Et le lycée ? Chevalier nous confirme ce que notre intuition, naturellement tendancieuse, nous murmurait : « le Lycée eut une page magnifique dans l’histoire de Bar-le-Duc pendant la guerre ». Nous savons déjà que son infirmerie constituait l’un des cinq hôpitaux militaires de la ville ; du reste, tout l’internat avait fini par être investi à cette fin. Mais c’est aussi l’Etat-Major de la 3e Armée qui s’y installe. Pourtant la vie scolaire continue ! Le proviseur de l’époque, M. Chemin, décrit son lycée, avec « le chassé-croisé des officiers de tous grades que leur service appelle d’un bureau à l’autre, la relève des postes traversant, baïonnette au canon, les groupes bruyants des élèves… l’envolement vaporeux du voile blanc d’une dame infirmière… l’arrivée des blessés douloureux, couchés sur leurs brancards, tout souillés encore de la boue des tranchées… »

Bar-le-Duc participait aussi à la guerre par son régiment, le 94e d’infanterie, qui se distingue au combat.
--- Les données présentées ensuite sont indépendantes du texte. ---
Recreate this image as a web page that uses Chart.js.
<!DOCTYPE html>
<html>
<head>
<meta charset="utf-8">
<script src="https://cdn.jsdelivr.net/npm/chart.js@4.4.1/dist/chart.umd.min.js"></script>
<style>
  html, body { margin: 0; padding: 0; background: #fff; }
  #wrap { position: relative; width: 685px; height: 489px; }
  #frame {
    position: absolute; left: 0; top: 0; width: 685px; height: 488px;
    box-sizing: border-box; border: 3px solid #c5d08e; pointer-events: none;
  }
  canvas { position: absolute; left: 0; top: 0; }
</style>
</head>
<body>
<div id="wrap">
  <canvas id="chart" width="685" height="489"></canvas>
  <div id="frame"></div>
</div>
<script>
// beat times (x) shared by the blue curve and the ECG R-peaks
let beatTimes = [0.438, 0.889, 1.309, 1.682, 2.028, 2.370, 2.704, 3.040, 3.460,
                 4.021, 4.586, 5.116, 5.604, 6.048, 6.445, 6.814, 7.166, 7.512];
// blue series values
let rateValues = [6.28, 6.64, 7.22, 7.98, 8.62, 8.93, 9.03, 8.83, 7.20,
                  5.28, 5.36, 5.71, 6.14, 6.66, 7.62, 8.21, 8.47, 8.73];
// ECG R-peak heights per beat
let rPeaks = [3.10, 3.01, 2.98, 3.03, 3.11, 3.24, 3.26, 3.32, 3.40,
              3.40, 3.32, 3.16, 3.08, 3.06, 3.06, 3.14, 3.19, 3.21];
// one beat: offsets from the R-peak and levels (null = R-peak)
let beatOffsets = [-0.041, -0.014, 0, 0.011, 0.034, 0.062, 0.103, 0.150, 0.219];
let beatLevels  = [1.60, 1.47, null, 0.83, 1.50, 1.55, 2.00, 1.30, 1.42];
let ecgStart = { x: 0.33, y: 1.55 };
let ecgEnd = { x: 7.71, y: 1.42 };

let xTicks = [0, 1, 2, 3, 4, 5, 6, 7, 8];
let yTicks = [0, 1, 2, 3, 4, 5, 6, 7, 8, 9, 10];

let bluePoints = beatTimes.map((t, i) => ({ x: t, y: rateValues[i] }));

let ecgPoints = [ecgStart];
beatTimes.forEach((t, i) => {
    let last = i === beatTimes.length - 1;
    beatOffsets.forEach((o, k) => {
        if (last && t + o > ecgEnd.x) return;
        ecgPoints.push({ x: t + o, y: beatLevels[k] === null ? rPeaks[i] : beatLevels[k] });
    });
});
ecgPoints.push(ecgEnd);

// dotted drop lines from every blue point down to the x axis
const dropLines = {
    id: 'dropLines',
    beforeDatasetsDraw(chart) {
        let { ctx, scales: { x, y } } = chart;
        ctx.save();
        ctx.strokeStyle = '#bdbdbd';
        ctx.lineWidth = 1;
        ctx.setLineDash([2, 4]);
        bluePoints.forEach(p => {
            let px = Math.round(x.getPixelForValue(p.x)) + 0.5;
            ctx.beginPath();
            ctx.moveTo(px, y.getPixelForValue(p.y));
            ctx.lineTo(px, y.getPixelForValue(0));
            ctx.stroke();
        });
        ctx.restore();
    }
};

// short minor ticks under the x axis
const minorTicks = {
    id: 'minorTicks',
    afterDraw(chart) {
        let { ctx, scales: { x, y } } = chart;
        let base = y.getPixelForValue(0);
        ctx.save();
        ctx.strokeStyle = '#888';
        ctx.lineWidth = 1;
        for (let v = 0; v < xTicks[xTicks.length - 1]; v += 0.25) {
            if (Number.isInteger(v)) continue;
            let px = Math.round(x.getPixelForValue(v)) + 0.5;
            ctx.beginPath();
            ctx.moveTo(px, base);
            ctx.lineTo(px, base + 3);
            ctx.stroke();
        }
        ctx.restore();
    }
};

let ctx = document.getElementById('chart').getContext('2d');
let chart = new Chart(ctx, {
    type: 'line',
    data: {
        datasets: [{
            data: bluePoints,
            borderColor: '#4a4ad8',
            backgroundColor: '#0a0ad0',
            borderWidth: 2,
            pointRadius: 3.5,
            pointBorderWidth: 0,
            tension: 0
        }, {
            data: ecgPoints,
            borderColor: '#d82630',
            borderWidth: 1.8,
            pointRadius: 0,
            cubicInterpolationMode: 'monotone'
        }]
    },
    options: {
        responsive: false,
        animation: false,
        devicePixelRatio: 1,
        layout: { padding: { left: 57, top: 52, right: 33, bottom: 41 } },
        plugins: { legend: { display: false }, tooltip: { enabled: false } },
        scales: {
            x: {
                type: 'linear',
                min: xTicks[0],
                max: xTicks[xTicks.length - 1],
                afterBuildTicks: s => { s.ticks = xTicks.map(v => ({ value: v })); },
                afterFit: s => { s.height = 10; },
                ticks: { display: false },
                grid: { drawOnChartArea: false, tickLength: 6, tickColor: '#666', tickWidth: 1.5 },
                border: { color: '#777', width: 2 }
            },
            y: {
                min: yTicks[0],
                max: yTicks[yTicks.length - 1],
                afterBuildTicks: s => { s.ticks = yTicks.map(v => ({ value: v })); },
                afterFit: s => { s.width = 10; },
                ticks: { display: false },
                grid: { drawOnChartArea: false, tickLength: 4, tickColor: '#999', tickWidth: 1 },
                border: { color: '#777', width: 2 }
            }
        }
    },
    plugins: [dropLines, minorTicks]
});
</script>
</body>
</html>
On ne disait pas « le 94e » mais… le neuf-quatre. Déjà.

Par moments, Pol Chevalier retrouve son métier d’avocat. Il le fait notamment dans un conseil de guerre au printemps 1917, où il assure la défense de vingt-deux « mutins », poursuivis pour abandon de poste devant l’ennemi. La justice militaire veut des exemples. Quatre d’entre eux sont condamnés à mort. Chevalier cherche en vain un moyen de cassation. Le recours en grâce est rejeté. Il assiste à leur exécution. «Le plus splendide soleil venait de se lever, comme pour donner, en son appel à la jeunesse et à la vie, la majesté la plus tragique à cette scène dont la grandeur sanglante me laissa pendant quelques instants étourdi ». Tragique et sanglant, nous sommes d’accord ; mais sur la majesté et la grandeur, nos esprits de 2014 n’ont plus tout à fait la même appréciation…

En 1918, les Américains affluent, après une lente mobilisation. Le 4 juillet, la célébration enthousiaste de l’Independence Day ne compte, affirme Chevalier, « pas moins d’Américains que de Français ». Il paraît cependant que « dans la masse (des soldats américains) l’évolution civilisatrice n’était pas la même que la nôtre »… A la Libération en 1944, le jugement public sera nettement plus positif, chewing-gum et corned-beef aidant, mais c’est le même enthousiasme qui présidera à la fraternisation.

Peu après la fin de la guerre, Pol Chevalier redevient maire. La ville reçoit la croix de guerre. « Me reprenant de la grandiloquence sans laquelle ne se conçoit pas l’écharpe municipale, je lançai la proclamation suivante »… dont nous vous ferons grâce ici, car effectivement, grandiloquente, elle l’est !

La carrière politique de notre ami va reprendre et s’amplifier ; il deviendra sénateur, réélu deux fois ; un sénateur actif, notamment sur les droits des femmes. Sans doute l’activité des Barisiennes pendant la guerre, remplaçant partout leurs maris partis au front ou tués, l’avait-elle marqué, tout conservateur qu’il fût : il se prononce en 1932 pour que le droit de vote leur soit enfin accordé. On sait que pour cela, il faudra attendre 1945.

Pol Chevalier meurt en 1935, emporté par une mauvaise grippe. Mais concluons par son plus grand titre de gloire : pendant la dernière année de sa vie, il fut le vice-président de l’Association des Anciens Elèves du Lycée de Bar-le-Duc ! Espérons que ce n’est pas la fatigue induite par cette fonction qui aura eu raison de ses forces.